Why I Choose This Journey!
I have had a burning passion for art since I was a young child starting the craft at the age of three years old. Art has been a generational blessing passed down in my family. The amount of expression that I can create within a body of work motivates me to continue my artistic journey.
When I first began creating work, I made things that seemed “beautiful” because that was my perception of what art should be. I didn’t see the beauty in something that’s not necessarily beautiful, but rather aesthetically pleasing. I had confined myself into such a small box, not truly looking into the work that I had been creating and the meaning behind it.
By the time of my junior year of high school I started to fully invest myself into art, the history behind it, mediums, and styles. When I started college, I began my journey of identity exploration within myself culturally, ethnically, and racially. I found these ideas to be more meaningful to me rather than creating something with no real idea behind it.
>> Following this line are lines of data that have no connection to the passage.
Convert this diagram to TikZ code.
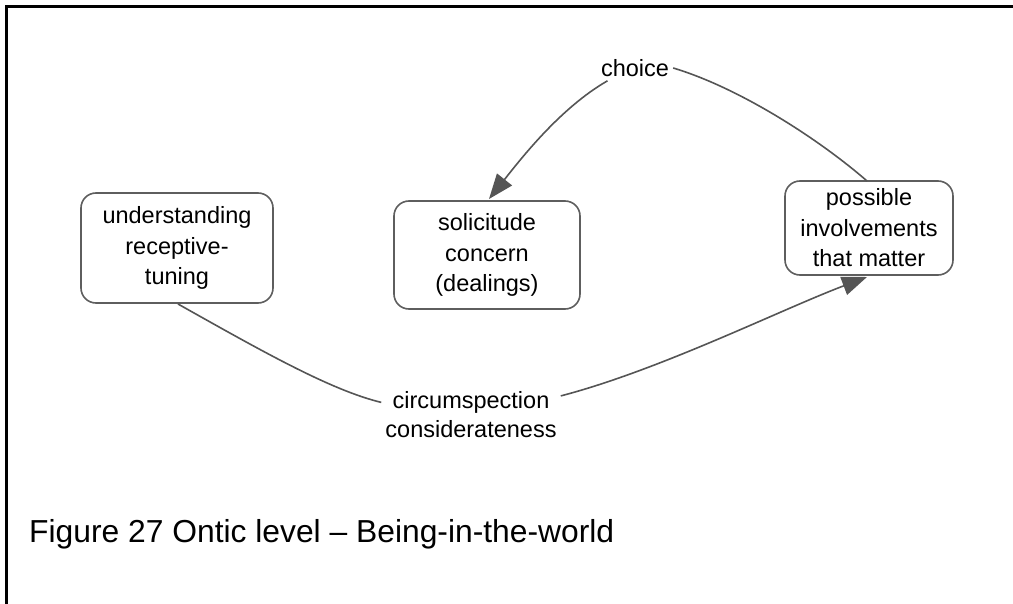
\documentclass[tikz,border=0pt]{standalone}
\usepackage{fontspec}
\setmainfont{Liberation Sans}
\usetikzlibrary{arrows.meta}
\definecolor{edgegray}{HTML}{555555}
\definecolor{boxgray}{HTML}{5E5E5E}
\tikzset{
  conceptbox/.style={draw=boxgray, line width=1.6pt, rounded corners=15pt,
    align=center, inner sep=0pt, font=\fontsize{23.5}{30.5}\selectfont},
  linklabel/.style={align=center, inner sep=4pt, font=\fontsize{23.5}{29}\selectfont},
  link/.style={draw=edgegray, line width=1.6pt},
  linkarrow/.style={link, -{Triangle[length=25pt,width=19pt]}, edgegray},
}
\begin{document}
\begin{tikzpicture}[x=1pt,y=-1pt]
  \useasboundingbox (0,0) rectangle (1013,604);
  % frame (left and top edges)
  \draw[line width=2.2pt] (6.5,604) -- (6.5,6.5) -- (1013,6.5);

  % concepts
  \node[conceptbox, minimum width=192pt, minimum height=110pt] (under) at (177,248)
    {understanding\\receptive-\\tuning};
  \node[conceptbox, minimum width=186pt, minimum height=108pt] (solic) at (487,255)
    {solicitude\\concern\\(dealings)};
  \node[conceptbox, minimum width=168pt, minimum height=94pt] (invol) at (869,228)
    {possible\\involvements\\that matter};

  % link labels
  \node[linklabel] (choice) at (635,68) {choice};
  \node[linklabel] (circ) at (471,415) {circumspection\\considerateness};

  % understanding -> circumspection -> possible involvements
  \draw[link] (178,304) .. controls (260,350) and (330,390) .. (circ.172);
  \draw[linkarrow] (circ.12) .. controls (660,370) and (780,310) .. (867,277);

  % possible involvements -> choice -> solicitude
  \draw[link] (867,181) .. controls (820,140) and (740,88) .. (choice.east);
  \draw[linkarrow] (choice.205) .. controls (560,108) and (520,160) .. (489,199);

  % caption
  \node[anchor=base west, inner sep=0pt, font=\fontsize{31.8}{36}\selectfont] (caption)
    at (29,542) {Figure 27 Ontic level – Being-in-the-world};
\end{tikzpicture}
\end{document}
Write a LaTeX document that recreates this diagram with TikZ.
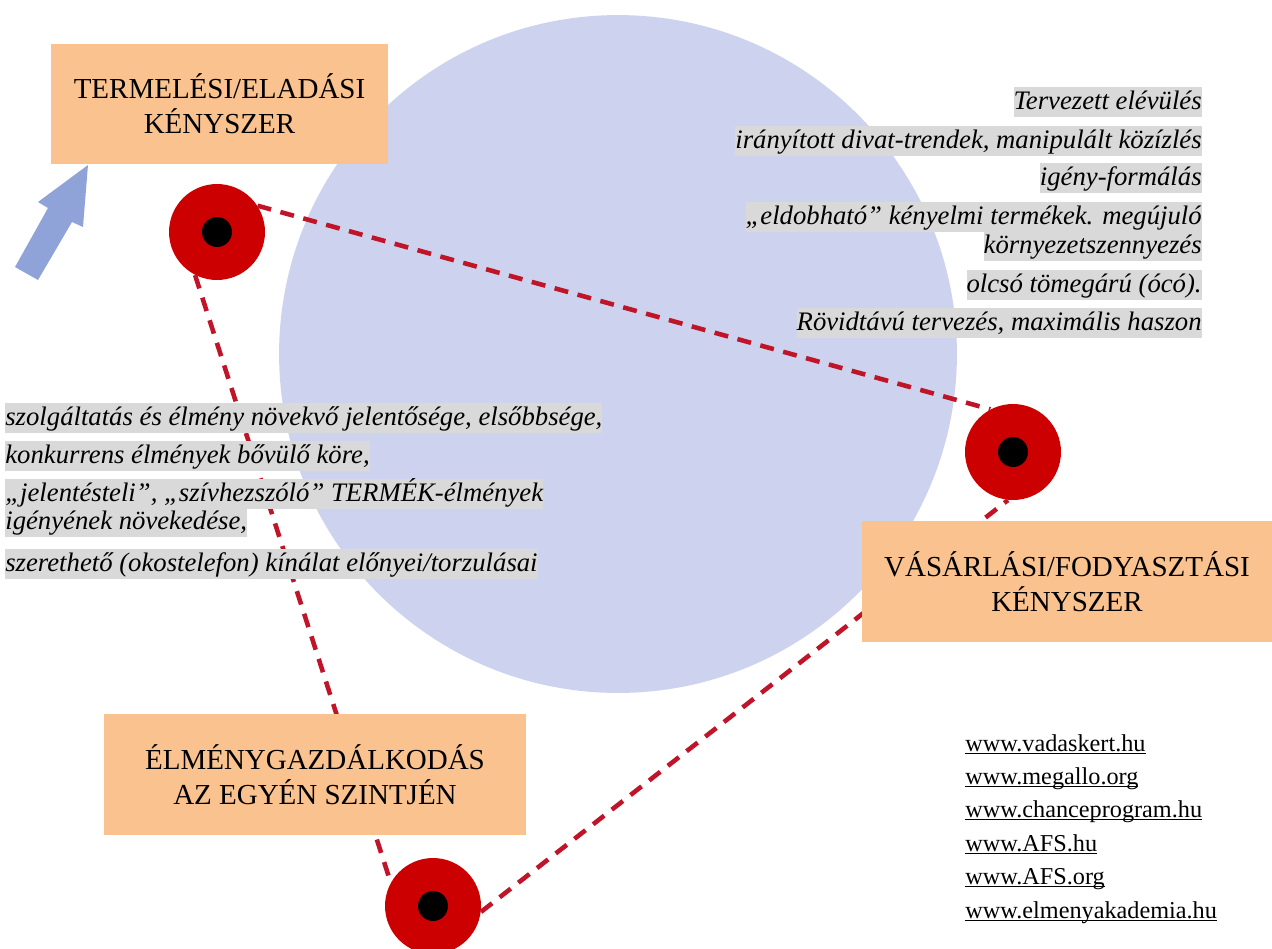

From there, I found my calling. My work started becoming less about me and more about the others of my community (Black-American/African & Latinx) because I saw the way my expressionist work of identity touched them. They related to my work and the struggles that we share together, along with our beautiful culture. I have reached a point now where creating artwork has become selfless, as my goal is to be a voice for the people of my community who want to see artwork that represent themselves.
Before graduating college, I decided to intern at Buffalo Center for Arts and Technology, rather than picking an art gallery to intern and curate in, (which I know I would have gained more valuable experience). My role was assistant Fine Arts instructor for inner city youth. This experience changed my life and inspired so much of my artwork that came after. I am a strong believer that art heals and will aid changing the world. The future is certainly with our children. From this internship, I moved forward into education and have utilized my Integrated Arts Bachelor’s degree within the classroom setting. I have formed so many great relationships with children from the inner cities, and many different refugees, just through bonding from simple art activities. I genuinely value all the relationships I have built with them thus far. My goal is to continue impacting the lives of youth through my Visual Arts business. Eventually I aim to start a Non-Profit community organization for the arts, for children who suffer with trauma, and with artistic talents.
I know that because of what I focus on, many people may not understand my works meaning, and shy away from it. I’ve learned throughout my time in college that that’s ok, because there will always be at least one person that my work affects. If everyone at an art show walked past my work, and one person came to me and told me that it impacted their lives in some way, then I’d still appreciate that. I have put it on myself to be a voice for the voiceless, or for those with no artistic talents, to share their stories and the struggles we all bare. For me, being an artist will always be a journey of growth, to see how my work matures each year, and the genuine response I get from people is truly rewarding to me.
1 Peter 4:10: As every man hath received the gift, even so minister the same on to another, as good stewards of the manifold grace of God.